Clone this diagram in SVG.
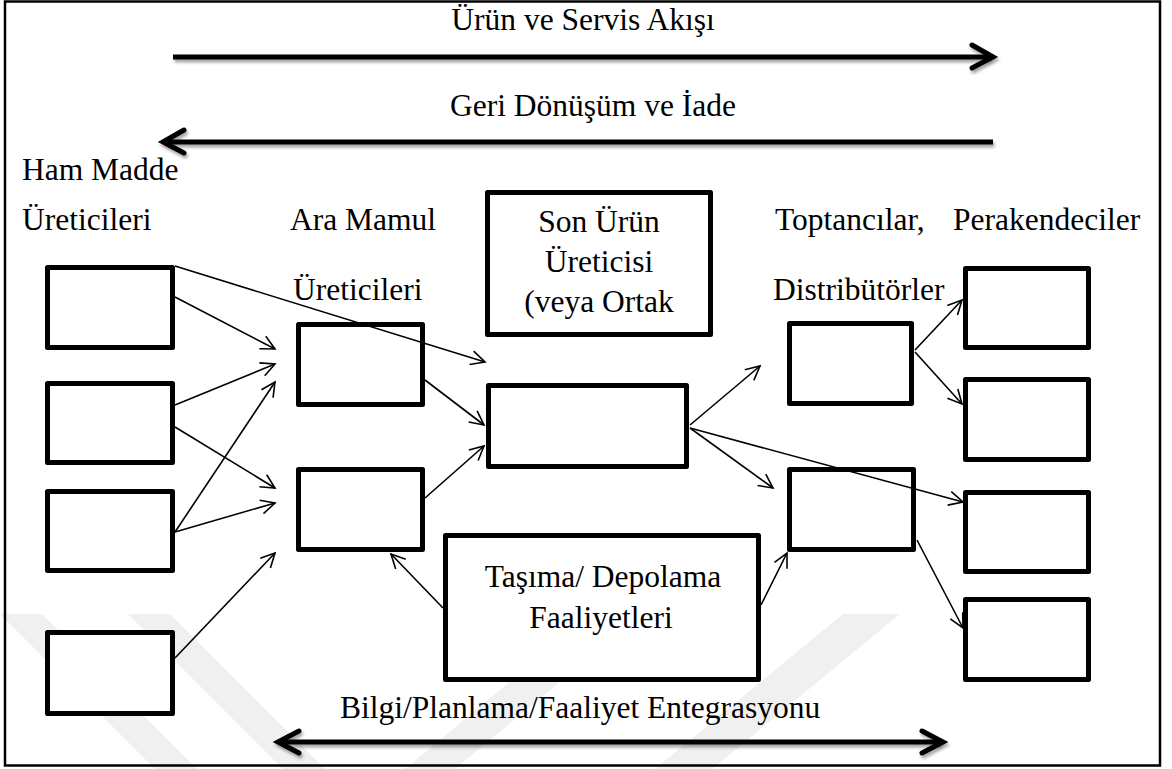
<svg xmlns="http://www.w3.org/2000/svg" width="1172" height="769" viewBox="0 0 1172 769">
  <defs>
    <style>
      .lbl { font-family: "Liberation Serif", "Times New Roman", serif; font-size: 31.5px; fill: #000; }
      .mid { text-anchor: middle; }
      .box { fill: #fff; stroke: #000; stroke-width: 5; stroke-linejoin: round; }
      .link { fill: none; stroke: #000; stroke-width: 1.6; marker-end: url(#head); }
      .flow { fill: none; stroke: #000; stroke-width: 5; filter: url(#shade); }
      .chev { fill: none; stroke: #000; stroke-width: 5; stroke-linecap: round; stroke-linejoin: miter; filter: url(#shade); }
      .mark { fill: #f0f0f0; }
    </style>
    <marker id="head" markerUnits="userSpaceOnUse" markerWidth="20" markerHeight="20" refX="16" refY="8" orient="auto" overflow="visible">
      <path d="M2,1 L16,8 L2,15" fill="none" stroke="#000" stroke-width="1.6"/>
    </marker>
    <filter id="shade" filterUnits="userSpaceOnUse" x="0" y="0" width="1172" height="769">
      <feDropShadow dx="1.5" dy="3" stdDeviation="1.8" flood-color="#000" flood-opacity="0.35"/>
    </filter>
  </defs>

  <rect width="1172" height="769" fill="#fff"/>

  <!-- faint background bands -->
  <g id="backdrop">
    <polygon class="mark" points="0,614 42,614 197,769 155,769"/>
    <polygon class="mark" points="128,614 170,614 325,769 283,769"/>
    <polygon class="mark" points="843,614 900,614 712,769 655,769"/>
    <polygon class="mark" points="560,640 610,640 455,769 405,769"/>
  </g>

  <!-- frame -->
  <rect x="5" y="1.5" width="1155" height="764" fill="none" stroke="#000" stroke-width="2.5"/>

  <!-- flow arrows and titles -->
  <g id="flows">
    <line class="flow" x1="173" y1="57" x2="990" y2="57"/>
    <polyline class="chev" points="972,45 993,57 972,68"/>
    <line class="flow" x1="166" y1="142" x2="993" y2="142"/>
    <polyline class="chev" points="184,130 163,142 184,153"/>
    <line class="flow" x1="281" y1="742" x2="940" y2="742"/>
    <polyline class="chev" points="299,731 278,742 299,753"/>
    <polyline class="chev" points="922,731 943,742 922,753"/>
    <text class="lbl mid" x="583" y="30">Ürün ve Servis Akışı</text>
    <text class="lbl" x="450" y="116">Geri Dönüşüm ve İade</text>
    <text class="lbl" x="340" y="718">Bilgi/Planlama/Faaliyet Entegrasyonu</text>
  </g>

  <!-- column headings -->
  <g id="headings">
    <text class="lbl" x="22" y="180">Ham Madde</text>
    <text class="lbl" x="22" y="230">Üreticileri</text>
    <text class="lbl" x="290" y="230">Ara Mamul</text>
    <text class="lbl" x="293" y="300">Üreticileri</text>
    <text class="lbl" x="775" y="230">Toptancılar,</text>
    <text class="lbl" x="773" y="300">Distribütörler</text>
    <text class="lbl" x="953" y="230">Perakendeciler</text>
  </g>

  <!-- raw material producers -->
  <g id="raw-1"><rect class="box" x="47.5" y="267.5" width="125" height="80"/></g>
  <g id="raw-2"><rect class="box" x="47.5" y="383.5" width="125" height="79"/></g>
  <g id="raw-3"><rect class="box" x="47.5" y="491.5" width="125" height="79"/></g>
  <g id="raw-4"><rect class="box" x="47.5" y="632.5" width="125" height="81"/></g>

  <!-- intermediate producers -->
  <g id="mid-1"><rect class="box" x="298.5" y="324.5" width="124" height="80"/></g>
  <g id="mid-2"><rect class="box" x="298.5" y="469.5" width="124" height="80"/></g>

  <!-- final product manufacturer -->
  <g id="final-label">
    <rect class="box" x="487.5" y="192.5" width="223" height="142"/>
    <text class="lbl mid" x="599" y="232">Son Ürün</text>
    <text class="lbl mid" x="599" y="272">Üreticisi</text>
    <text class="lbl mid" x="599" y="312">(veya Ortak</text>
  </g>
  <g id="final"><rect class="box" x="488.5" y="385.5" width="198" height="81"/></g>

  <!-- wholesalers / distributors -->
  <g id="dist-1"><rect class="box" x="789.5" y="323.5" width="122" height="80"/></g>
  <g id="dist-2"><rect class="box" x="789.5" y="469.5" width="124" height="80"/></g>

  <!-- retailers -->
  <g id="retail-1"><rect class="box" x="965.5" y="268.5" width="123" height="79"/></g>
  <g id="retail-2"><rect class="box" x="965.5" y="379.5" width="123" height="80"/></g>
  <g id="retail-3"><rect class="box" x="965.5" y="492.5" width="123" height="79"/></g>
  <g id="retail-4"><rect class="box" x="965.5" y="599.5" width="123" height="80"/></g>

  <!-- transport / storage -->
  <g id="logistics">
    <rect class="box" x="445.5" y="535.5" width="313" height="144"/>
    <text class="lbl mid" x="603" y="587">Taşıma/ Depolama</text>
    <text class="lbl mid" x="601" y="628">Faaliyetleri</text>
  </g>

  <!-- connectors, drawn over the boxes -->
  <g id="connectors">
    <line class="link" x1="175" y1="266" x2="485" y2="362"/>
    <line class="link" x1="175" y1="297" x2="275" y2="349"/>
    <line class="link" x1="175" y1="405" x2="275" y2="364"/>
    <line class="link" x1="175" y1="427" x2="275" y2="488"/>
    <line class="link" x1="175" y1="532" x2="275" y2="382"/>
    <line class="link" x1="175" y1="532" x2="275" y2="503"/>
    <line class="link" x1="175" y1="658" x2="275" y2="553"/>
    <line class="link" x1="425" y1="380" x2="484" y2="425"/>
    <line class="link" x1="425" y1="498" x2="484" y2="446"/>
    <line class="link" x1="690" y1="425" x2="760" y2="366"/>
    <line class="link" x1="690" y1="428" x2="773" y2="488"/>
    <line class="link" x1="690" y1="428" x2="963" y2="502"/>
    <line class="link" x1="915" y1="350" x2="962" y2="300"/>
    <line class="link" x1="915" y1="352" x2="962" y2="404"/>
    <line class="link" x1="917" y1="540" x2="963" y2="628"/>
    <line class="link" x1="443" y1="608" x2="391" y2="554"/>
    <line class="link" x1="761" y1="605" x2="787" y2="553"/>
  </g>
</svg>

===============

▶ [EXERCISE AIM]:
Except for the pictures, reproduce every line exactly.

▶ [FINAL RESULT]:
Clone this diagram in SVG.
<svg xmlns="http://www.w3.org/2000/svg" width="1172" height="769" viewBox="0 0 1172 769">
  <defs>
    <style>
      .lbl { font-family: "Liberation Serif", "Times New Roman", serif; font-size: 31.5px; fill: #000; }
      .mid { text-anchor: middle; }
      .box { fill: #fff; stroke: #000; stroke-width: 5; stroke-linejoin: round; }
      .link { fill: none; stroke: #000; stroke-width: 1.6; marker-end: url(#head); }
      .flow { fill: none; stroke: #000; stroke-width: 5; filter: url(#shade); }
      .chev { fill: none; stroke: #000; stroke-width: 5; stroke-linecap: round; stroke-linejoin: miter; filter: url(#shade); }
      .mark { fill: #f0f0f0; }
    </style>
    <marker id="head" markerUnits="userSpaceOnUse" markerWidth="20" markerHeight="20" refX="16" refY="8" orient="auto" overflow="visible">
      <path d="M2,1 L16,8 L2,15" fill="none" stroke="#000" stroke-width="1.6"/>
    </marker>
    <filter id="shade" filterUnits="userSpaceOnUse" x="0" y="0" width="1172" height="769">
      <feDropShadow dx="1.5" dy="3" stdDeviation="1.8" flood-color="#000" flood-opacity="0.35"/>
    </filter>
  </defs>

  <rect width="1172" height="769" fill="#fff"/>

  <!-- faint background bands -->
  <g id="backdrop">
    <polygon class="mark" points="0,614 42,614 197,769 155,769"/>
    <polygon class="mark" points="128,614 170,614 325,769 283,769"/>
    <polygon class="mark" points="843,614 900,614 712,769 655,769"/>
    <polygon class="mark" points="560,640 610,640 455,769 405,769"/>
  </g>

  <!-- frame -->
  <rect x="5" y="1.5" width="1155" height="764" fill="none" stroke="#000" stroke-width="2.5"/>

  <!-- flow arrows and titles -->
  <g id="flows">
    <line class="flow" x1="173" y1="57" x2="990" y2="57"/>
    <polyline class="chev" points="972,45 993,57 972,68"/>
    <line class="flow" x1="166" y1="142" x2="993" y2="142"/>
    <polyline class="chev" points="184,130 163,142 184,153"/>
    <line class="flow" x1="281" y1="742" x2="940" y2="742"/>
    <polyline class="chev" points="299,731 278,742 299,753"/>
    <polyline class="chev" points="922,731 943,742 922,753"/>
    <text class="lbl mid" x="583" y="30">Ürün ve Servis Akışı</text>
    <text class="lbl" x="450" y="116">Geri Dönüşüm ve İade</text>
    <text class="lbl" x="340" y="718">Bilgi/Planlama/Faaliyet Entegrasyonu</text>
  </g>

  <!-- column headings -->
  <g id="headings">
    <text class="lbl" x="22" y="180">Ham Madde</text>
    <text class="lbl" x="22" y="230">Üreticileri</text>
    <text class="lbl" x="290" y="230">Ara Mamul</text>
    <text class="lbl" x="293" y="300">Üreticileri</text>
    <text class="lbl" x="775" y="230">Toptancılar,</text>
    <text class="lbl" x="773" y="300">Distribütörler</text>
    <text class="lbl" x="953" y="230">Perakendeciler</text>
  </g>

  <!-- raw material producers -->
  <g id="raw-1"><rect class="box" x="47.5" y="267.5" width="125" height="80"/></g>
  <g id="raw-2"><rect class="box" x="47.5" y="383.5" width="125" height="79"/></g>
  <g id="raw-3"><rect class="box" x="47.5" y="491.5" width="125" height="79"/></g>
  <g id="raw-4"><rect class="box" x="47.5" y="632.5" width="125" height="81"/></g>

  <!-- intermediate producers -->
  <g id="mid-1"><rect class="box" x="298.5" y="324.5" width="124" height="80"/></g>
  <g id="mid-2"><rect class="box" x="298.5" y="469.5" width="124" height="80"/></g>

  <!-- final product manufacturer -->
  <g id="final-label">
    <rect class="box" x="487.5" y="192.5" width="223" height="142"/>
    <text class="lbl mid" x="599" y="232">Son Ürün</text>
    <text class="lbl mid" x="599" y="272">Üreticisi</text>
    <text class="lbl mid" x="599" y="312">(veya Ortak</text>
  </g>
  <g id="final"><rect class="box" x="488.5" y="385.5" width="198" height="81"/></g>

  <!-- wholesalers / distributors -->
  <g id="dist-1"><rect class="box" x="789.5" y="323.5" width="122" height="80"/></g>
  <g id="dist-2"><rect class="box" x="789.5" y="469.5" width="124" height="80"/></g>

  <!-- retailers -->
  <g id="retail-1"><rect class="box" x="965.5" y="268.5" width="123" height="79"/></g>
  <g id="retail-2"><rect class="box" x="965.5" y="379.5" width="123" height="80"/></g>
  <g id="retail-3"><rect class="box" x="965.5" y="492.5" width="123" height="79"/></g>
  <g id="retail-4"><rect class="box" x="965.5" y="599.5" width="123" height="80"/></g>

  <!-- transport / storage -->
  <g id="logistics">
    <rect class="box" x="445.5" y="535.5" width="313" height="144"/>
    <text class="lbl mid" x="603" y="587">Taşıma/ Depolama</text>
    <text class="lbl mid" x="601" y="628">Faaliyetleri</text>
  </g>

  <!-- connectors, drawn over the boxes -->
  <g id="connectors">
    <line class="link" x1="175" y1="266" x2="485" y2="362"/>
    <line class="link" x1="175" y1="297" x2="275" y2="349"/>
    <line class="link" x1="175" y1="405" x2="275" y2="364"/>
    <line class="link" x1="175" y1="427" x2="275" y2="488"/>
    <line class="link" x1="175" y1="532" x2="275" y2="382"/>
    <line class="link" x1="175" y1="532" x2="275" y2="503"/>
    <line class="link" x1="175" y1="658" x2="275" y2="553"/>
    <line class="link" x1="425" y1="380" x2="484" y2="425"/>
    <line class="link" x1="425" y1="498" x2="484" y2="446"/>
    <line class="link" x1="690" y1="425" x2="760" y2="366"/>
    <line class="link" x1="690" y1="428" x2="773" y2="488"/>
    <line class="link" x1="690" y1="428" x2="963" y2="502"/>
    <line class="link" x1="915" y1="350" x2="962" y2="300"/>
    <line class="link" x1="915" y1="352" x2="962" y2="404"/>
    <line class="link" x1="917" y1="540" x2="963" y2="628"/>
    <line class="link" x1="443" y1="608" x2="391" y2="554"/>
    <line class="link" x1="761" y1="605" x2="787" y2="553"/>
  </g>
</svg>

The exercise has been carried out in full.